John Locke also turned to scripture, but for different reasons. Some readers find in Locke a liberal theorist more compatible with inherited Christian understandings of society. Unlike Thomas Hobbes before him or John Stuart Mill later, he seems to acknowledge God’s sovereignty. He even affirms belief in the Resurrection. But Locke’s reading of the Bible is a curious one. God’s sovereignty is established because for Locke human beings are “the workmanship of one omnipotent and infinitely wise Maker — all the servants of one sovereign master, sent into the world by his order, and about his business — they are his property whose workmanship they are, made to last during his, not one another’s pleasure.” Instead of being made in the image and likeness of a Heavenly Father, we have the Divine Whig, a property owner whose unchallengeable judgments are to remain undisturbed.

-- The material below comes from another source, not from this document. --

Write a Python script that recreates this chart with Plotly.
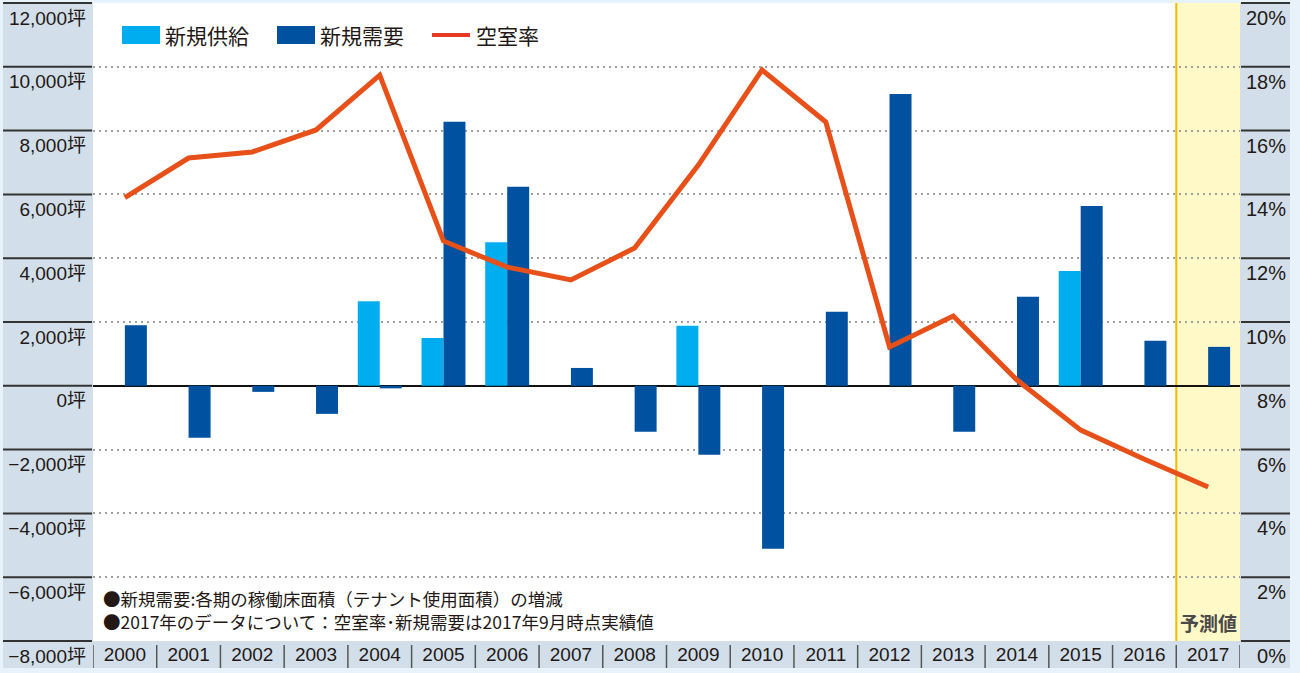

Locke would have, instead of right living and worship,  human strife ended by the flowering of a civil society “the chief end whereof is the preservation of property.”

Locke recognized that this society needed to be held together by morality, but his elaboration on Christian teaching degrades the status of individual churches in favor of a mere Christian morality. Liberalism was not just a political project but a theological one. And, across his essays A Letter concerning Toleration and The Reasonableness of Christianity and his commentaries on the Pauline epistles, Locke takes up the task to diminish the controversies between Protestant sects with his own position that the only doctrine to believe is that Christ is the Messiah — all other titles for Christ are reduced to this in his reading. And the only thing to be done is to live according to the moral precepts derived from reason or taught commonly in scripture. “The preaching of our Savior and his apostles has sufficiently taught us what is necessary to be proposed to every man, to make him a Christian,” he writes. “He that believes him to be the promised Messiah, takes Jesus for his King, and repenting of his former sins, sincerely resolves to live, for the future in obedience to his laws, is a subject of his kingdom, is a Christian.” 

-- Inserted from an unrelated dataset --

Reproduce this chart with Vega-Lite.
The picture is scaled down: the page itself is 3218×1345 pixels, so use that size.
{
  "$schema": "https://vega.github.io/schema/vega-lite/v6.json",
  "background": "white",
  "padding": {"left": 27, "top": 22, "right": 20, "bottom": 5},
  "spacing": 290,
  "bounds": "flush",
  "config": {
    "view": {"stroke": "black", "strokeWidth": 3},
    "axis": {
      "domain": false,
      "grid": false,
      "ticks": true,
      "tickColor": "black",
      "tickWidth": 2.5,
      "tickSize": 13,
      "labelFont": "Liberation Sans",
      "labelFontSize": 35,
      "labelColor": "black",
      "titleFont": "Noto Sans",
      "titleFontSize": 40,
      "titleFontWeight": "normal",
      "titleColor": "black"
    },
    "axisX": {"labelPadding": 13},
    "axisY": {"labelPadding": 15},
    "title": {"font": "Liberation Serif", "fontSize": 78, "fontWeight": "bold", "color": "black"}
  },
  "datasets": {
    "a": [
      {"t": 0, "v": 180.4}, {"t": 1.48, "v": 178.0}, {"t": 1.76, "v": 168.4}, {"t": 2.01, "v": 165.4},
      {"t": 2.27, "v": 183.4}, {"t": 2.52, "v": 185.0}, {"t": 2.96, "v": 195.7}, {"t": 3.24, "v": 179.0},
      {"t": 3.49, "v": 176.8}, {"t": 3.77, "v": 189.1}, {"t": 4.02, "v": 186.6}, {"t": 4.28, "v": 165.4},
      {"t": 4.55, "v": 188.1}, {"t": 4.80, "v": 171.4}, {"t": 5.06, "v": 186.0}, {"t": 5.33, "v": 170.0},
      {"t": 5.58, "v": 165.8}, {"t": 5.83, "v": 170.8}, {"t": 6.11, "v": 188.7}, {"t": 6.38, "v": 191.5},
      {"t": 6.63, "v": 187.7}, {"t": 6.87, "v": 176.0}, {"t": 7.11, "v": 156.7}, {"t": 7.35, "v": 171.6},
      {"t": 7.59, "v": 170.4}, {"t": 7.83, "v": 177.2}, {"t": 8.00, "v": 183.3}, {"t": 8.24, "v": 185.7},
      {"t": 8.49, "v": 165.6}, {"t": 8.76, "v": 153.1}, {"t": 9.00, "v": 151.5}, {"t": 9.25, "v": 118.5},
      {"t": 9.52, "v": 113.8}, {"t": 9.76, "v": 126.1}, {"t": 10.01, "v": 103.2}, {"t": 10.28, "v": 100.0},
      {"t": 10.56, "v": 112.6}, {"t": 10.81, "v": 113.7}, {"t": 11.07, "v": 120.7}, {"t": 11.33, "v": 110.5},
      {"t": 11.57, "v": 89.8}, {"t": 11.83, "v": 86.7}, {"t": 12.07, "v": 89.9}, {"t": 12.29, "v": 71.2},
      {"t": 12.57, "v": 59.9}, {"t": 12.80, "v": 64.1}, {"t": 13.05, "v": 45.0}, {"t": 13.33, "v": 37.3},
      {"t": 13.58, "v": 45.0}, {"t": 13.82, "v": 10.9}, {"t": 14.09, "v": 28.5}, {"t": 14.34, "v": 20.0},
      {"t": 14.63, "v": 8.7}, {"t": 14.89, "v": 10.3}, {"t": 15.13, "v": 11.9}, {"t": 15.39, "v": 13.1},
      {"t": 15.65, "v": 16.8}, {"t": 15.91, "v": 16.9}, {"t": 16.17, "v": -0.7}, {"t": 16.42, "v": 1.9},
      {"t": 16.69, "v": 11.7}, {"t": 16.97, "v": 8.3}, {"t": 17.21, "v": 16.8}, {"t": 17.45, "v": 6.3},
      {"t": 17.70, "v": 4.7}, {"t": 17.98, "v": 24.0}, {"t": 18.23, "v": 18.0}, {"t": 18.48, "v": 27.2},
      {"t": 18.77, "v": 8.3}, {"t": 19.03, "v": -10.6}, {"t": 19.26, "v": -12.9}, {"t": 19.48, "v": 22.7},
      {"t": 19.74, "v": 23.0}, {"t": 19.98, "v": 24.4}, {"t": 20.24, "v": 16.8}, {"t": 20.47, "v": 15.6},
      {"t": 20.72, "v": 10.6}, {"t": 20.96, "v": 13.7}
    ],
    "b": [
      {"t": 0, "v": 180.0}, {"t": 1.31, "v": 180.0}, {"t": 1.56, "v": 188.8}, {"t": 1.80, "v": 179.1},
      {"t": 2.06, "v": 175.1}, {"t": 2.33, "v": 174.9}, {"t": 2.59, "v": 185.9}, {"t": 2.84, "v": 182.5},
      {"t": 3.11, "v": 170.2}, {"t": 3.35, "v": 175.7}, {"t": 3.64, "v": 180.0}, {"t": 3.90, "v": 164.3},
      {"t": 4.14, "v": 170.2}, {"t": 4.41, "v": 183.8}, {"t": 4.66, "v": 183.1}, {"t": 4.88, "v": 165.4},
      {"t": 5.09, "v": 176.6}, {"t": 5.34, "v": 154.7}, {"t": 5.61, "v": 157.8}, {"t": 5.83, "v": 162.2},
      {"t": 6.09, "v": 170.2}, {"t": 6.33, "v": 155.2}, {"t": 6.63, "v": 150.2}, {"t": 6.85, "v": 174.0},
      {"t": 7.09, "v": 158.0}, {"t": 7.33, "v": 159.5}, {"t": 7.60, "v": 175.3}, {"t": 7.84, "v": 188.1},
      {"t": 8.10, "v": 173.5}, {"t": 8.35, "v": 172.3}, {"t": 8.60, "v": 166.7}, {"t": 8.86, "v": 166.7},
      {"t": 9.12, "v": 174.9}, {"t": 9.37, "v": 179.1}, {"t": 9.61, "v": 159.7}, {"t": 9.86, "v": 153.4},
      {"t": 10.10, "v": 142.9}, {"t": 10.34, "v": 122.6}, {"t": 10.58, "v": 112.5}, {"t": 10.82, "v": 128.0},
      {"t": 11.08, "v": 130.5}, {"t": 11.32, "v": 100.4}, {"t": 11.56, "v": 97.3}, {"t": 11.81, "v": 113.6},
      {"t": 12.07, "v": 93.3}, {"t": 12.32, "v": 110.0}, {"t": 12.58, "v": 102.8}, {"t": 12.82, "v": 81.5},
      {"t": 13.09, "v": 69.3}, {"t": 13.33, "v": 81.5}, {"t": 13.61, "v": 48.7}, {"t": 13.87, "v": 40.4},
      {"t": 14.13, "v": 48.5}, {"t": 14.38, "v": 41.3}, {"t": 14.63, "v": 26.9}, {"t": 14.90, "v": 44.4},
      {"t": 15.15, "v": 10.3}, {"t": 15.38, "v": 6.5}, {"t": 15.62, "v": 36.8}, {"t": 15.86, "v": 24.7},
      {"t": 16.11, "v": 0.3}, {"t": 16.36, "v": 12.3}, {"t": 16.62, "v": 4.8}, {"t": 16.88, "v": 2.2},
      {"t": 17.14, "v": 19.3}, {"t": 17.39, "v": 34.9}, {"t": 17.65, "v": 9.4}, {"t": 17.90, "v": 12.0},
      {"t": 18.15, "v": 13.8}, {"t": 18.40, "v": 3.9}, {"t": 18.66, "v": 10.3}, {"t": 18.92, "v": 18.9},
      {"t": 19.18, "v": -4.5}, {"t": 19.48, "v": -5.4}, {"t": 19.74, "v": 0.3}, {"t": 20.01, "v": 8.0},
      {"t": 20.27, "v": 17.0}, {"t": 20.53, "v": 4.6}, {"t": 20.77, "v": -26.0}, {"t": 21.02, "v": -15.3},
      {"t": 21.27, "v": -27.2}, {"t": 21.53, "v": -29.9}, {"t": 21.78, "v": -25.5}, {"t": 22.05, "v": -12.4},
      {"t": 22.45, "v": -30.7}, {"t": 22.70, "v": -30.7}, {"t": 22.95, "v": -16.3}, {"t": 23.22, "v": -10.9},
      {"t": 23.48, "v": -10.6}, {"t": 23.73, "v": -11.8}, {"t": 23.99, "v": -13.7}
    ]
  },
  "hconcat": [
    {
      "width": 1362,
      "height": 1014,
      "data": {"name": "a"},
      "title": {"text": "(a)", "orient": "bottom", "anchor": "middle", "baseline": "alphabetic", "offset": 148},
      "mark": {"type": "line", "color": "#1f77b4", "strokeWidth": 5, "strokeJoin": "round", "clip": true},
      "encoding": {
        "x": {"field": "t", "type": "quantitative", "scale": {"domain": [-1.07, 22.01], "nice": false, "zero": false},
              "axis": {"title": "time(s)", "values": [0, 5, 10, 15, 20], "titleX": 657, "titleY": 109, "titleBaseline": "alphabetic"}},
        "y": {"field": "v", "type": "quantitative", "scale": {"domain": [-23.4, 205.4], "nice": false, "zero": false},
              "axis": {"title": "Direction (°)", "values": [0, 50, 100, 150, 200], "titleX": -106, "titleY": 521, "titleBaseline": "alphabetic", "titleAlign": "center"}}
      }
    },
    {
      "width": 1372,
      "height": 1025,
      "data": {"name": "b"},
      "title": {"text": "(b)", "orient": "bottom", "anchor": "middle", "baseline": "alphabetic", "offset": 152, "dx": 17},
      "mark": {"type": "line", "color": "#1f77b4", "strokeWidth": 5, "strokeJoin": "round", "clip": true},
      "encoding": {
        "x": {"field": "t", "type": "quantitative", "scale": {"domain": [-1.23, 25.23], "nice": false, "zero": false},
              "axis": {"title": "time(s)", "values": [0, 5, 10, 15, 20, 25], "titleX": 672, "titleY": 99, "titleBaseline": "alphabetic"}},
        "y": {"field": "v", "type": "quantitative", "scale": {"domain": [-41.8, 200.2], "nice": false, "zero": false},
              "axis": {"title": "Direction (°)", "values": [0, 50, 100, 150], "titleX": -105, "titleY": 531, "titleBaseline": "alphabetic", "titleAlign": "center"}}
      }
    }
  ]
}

In Locke’s reading, the miracle stories and the histories are not expositions and revelations of the character of God but rather over-awing demonstrations of power to the vulgar masses who cannot, like a philosopher, divine morality from pure reason. “It is too hard a task for unassisted reason to establish morality in all its parts upon its true foundation with a clear and convincing light,” Locke writes. “And it is at least a surer and shorter way, to the apprehensions of the vulgar, and mass of mankind, that one manifestly sent from God, and coming with visible authority from him, should, as a king and law-maker, tell them their duties and require their obedience, than to leave it to the long, and sometimes intricate deductions of reason, to be made out to them.”

Locke’s entire approach to scripture is to reduce the doctrinal controversies among Christians to mere “speculative opinions and divine worship” on one side, whereas moral teaching and his minimal creed are the parts that matter to supporting public morality and the life of the state. For Locke, immorality is a more grave offense against his true, “reasonable” Church, than “any conscientious Dissent from Ecclesiastical Decisions, or Separation from Publick Worship, whilst accompanied with Innocency of Life.” Consequently, his form of toleration excludes Catholics, not because their nations had not proven themselves bastions of liberty but because Catholic morality could not be separated from the teaching authority of the Church itself — namely, its ecclesiastical claim to define matters of faith and morals.

But the link between morality and authority is a feature not only of Catholicism. Most Christians understand that morality depends on doctrine and cannot be separated from it. And therefore tolerance, but not for Catholics, becomes generalized: tolerance, but not for “the intolerant.” Not for those who would impose on others “a concept of existence” and “speculative opinions.” It’s important to note that this generalization was predicted at the time by Locke’s contemporaries. In a heated attack on Reasonableness, Anglican divine John Edwards criticized Locke for his minimalism. “This Gentleman and his fellows are resolved to be Unitarians,” Edwards wrote. “They are for One Article of Faith, as well as One Person in the Godhead,” and when Christianity is “thus brought down to One Single Article, it will soon be reduced to none: the Unit will dwindle into a Cypher.” And yet we must make laws that point to and implicate truths. Lincoln sought to “impose a concept of existence” on his hearers and on his nation: that Negroes were men. Laws will reflect theological commitments about the world, even if they pretend not to do so. The purpose of classical conservatism is to be clear-eyed and wise about this point, to engage in the world in an undeluded way. Liberal arrangements may be tolerable and even well suited toward a people, but conservatives will not presume that that is owing to the nature of man. The presumption that men are “free, equal and independent” by nature is wrong. They can be made so by the nurture of family, community, nation, and faith. 

The Bible’s political lessons offer almost nothing to support John Locke’s natural individualism, but there may be a scriptural type useful for understanding or at least seeing liberalism’s predicament, the contradiction born in John Locke’s theology and reexpressed in Justice Anthony Kennedy’s jurisprudence: the idea that there can be a common morality with no common creed, a common law without a common life. There is a character in the Bible whose political motive is fear of religious extremism, a man who rules by giving the people what they want, whose judgment is effectual even as it retains the pretense of not passing judgment. This official is careful not to impose “a concept of existence” on the subject before him. And his ruling is pithier than Justice Kennedy’s. Just three words before a quick wash of the hands, on another unpleasant Friday of executions: “What is truth?” Pilate was the first, perhaps the ideal liberal jurist.